> _The exercise_
Find each line containing the string "seaborn" and return it.
[start]
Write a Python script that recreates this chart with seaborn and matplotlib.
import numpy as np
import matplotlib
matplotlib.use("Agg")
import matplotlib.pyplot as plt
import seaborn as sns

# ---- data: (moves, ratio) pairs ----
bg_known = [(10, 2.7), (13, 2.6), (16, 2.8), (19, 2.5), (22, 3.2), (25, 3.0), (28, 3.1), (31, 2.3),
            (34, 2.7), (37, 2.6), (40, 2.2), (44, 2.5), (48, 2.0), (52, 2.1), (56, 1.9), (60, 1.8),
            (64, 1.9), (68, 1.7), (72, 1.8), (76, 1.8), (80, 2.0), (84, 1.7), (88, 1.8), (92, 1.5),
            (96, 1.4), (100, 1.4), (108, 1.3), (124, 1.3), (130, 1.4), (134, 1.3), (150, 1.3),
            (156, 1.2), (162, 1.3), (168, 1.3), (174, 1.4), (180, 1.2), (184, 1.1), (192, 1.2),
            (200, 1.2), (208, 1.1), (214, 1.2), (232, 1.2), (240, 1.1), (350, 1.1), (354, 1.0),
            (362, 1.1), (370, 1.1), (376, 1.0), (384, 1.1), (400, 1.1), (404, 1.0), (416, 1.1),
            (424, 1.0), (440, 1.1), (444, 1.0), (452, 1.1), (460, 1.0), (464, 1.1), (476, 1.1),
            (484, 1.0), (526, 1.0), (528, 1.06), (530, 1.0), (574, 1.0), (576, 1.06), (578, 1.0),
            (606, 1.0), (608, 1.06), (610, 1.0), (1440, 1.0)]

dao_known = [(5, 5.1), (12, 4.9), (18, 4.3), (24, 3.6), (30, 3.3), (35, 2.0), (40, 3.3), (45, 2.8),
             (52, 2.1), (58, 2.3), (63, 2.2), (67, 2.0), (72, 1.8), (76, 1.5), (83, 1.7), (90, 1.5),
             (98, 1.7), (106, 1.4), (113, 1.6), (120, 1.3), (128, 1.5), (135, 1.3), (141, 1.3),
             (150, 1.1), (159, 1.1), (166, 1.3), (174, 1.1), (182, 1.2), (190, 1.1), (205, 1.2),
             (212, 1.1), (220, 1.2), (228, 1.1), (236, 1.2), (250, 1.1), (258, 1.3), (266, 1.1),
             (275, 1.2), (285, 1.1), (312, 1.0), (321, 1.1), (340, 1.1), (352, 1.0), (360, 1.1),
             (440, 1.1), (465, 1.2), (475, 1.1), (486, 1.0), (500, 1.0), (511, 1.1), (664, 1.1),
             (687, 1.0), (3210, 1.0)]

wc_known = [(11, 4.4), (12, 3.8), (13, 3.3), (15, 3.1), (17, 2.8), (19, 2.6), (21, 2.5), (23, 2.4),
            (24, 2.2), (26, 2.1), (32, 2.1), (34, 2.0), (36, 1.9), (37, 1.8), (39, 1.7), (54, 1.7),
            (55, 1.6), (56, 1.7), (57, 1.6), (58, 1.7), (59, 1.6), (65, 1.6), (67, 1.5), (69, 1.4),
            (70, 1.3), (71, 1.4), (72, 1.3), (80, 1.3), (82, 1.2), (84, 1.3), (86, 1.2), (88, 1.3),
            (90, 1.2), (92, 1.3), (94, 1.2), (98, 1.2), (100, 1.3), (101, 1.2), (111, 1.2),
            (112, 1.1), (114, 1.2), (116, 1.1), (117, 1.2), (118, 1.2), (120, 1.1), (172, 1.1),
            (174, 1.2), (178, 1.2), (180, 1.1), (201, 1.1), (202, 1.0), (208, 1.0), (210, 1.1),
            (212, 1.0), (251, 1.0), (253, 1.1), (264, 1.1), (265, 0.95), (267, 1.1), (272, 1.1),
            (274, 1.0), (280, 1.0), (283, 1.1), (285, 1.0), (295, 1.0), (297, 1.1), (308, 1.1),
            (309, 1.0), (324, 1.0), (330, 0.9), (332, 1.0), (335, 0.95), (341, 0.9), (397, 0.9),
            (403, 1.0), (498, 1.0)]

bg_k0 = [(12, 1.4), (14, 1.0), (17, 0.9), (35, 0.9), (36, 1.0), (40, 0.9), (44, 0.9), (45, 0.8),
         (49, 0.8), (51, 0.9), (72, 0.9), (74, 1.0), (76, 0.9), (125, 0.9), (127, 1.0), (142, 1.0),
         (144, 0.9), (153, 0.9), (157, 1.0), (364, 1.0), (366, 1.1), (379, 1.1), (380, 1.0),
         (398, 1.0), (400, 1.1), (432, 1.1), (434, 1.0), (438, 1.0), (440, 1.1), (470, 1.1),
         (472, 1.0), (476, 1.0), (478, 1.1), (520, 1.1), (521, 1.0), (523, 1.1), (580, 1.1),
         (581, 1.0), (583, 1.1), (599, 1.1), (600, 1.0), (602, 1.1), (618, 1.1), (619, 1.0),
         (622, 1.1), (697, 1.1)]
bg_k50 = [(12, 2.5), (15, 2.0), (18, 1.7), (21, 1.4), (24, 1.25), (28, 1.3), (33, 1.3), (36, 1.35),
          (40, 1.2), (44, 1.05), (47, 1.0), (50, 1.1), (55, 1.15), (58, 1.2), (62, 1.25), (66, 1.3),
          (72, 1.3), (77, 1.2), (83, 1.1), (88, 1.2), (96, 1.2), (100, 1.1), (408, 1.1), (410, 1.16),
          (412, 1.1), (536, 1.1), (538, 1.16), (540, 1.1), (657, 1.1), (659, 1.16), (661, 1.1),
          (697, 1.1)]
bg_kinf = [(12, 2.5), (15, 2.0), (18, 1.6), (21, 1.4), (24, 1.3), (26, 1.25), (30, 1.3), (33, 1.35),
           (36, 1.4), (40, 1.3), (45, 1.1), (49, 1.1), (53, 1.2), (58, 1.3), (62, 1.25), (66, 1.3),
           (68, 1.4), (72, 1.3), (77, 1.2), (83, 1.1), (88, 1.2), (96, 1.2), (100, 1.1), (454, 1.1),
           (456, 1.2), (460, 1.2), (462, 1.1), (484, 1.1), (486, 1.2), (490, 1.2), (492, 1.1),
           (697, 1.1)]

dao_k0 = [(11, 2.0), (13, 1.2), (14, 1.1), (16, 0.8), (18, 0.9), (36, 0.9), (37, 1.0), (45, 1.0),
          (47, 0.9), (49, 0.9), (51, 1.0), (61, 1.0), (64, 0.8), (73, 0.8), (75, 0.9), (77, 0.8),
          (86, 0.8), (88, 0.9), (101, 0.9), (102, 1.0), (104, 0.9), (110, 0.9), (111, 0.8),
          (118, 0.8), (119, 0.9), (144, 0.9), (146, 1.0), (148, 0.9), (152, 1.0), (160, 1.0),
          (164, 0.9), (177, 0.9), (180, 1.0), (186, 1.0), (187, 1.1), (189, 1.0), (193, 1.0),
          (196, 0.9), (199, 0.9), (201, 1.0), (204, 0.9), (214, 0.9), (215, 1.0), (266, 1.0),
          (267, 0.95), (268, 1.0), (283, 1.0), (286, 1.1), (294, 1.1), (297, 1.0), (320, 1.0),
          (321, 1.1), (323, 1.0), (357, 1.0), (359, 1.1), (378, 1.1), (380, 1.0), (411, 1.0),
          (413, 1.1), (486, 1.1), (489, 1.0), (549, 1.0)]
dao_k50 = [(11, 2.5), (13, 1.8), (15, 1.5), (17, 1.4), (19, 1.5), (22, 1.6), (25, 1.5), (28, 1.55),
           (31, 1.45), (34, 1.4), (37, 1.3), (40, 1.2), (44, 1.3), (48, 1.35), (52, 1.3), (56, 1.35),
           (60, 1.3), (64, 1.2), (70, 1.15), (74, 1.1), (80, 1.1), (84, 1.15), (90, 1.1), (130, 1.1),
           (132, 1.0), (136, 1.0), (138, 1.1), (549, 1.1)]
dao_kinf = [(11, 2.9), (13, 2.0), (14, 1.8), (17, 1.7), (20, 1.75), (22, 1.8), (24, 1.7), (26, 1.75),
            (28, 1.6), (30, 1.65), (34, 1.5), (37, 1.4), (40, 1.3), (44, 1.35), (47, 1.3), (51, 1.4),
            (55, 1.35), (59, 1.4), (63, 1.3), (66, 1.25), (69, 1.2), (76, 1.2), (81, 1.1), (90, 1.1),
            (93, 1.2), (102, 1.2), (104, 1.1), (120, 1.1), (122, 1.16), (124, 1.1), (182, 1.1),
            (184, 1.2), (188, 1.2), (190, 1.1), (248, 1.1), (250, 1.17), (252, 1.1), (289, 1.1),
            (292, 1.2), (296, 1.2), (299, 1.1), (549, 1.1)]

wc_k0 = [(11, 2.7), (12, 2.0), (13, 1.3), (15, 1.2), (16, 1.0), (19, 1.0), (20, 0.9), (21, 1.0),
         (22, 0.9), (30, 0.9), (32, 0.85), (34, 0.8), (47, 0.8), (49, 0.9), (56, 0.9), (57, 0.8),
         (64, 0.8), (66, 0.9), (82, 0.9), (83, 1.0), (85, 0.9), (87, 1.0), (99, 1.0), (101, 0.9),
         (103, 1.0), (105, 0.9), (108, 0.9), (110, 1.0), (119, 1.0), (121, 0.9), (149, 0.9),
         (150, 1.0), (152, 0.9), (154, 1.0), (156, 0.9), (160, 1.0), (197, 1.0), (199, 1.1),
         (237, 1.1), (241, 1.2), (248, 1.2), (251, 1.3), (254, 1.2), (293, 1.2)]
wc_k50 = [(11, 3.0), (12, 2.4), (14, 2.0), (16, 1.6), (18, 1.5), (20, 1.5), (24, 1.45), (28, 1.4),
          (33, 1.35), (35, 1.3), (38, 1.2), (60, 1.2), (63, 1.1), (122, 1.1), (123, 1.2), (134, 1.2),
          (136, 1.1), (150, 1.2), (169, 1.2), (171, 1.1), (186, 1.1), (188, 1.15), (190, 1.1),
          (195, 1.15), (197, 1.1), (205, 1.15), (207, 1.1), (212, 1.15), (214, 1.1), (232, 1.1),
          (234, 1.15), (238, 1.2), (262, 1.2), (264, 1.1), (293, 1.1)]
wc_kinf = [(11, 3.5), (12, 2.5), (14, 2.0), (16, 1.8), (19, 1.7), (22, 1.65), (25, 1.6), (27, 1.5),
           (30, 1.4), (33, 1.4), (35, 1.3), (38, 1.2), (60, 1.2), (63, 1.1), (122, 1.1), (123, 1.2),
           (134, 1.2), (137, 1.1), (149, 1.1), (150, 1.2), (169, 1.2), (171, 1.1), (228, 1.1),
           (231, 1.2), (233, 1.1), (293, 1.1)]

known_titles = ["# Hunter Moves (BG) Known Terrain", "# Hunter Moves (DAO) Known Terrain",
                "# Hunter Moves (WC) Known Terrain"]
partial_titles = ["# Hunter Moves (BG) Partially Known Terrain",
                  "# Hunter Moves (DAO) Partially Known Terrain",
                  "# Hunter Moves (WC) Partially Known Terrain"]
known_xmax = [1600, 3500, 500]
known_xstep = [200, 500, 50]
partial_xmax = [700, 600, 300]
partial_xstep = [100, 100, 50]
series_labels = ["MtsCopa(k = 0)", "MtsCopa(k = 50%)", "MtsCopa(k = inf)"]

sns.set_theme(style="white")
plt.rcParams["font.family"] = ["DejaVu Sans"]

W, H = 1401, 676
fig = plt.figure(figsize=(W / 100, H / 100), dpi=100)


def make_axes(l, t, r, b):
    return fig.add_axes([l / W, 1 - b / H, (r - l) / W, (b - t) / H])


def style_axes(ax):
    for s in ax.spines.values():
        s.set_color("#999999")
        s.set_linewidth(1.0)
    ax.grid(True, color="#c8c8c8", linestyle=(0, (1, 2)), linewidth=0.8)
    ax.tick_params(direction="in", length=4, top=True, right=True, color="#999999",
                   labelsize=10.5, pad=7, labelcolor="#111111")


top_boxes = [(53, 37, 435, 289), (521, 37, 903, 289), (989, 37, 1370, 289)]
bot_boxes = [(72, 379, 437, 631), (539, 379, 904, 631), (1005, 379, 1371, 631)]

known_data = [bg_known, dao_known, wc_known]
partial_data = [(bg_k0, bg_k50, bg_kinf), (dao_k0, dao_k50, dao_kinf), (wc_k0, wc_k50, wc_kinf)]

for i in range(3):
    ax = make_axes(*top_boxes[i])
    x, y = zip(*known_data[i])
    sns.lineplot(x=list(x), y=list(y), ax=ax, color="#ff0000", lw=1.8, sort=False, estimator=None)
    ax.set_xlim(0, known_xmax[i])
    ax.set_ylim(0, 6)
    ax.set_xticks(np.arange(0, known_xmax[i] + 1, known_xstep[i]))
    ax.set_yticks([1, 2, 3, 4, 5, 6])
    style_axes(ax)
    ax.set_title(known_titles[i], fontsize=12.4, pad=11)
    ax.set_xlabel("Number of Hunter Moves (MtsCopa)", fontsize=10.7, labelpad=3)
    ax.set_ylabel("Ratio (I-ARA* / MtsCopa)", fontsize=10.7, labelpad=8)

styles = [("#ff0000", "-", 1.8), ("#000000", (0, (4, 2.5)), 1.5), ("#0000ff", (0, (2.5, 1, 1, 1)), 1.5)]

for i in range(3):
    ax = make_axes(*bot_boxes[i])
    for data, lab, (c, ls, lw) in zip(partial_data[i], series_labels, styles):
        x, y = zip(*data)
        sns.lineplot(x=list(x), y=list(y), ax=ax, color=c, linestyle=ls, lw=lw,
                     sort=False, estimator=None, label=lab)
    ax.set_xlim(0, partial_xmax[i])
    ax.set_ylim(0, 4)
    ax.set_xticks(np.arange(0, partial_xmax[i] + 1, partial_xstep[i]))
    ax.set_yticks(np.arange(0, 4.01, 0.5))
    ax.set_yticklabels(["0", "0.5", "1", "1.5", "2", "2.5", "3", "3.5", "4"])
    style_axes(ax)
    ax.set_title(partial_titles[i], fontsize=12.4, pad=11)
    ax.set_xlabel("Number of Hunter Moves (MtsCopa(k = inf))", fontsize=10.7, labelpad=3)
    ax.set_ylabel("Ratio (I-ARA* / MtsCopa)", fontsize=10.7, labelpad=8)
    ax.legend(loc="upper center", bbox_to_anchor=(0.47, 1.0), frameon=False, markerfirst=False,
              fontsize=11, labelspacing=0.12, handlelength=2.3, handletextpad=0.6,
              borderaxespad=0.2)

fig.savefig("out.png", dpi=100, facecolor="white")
[end]
> _Solution_
Write a Python script that recreates this chart with seaborn and matplotlib.
import seaborn as sns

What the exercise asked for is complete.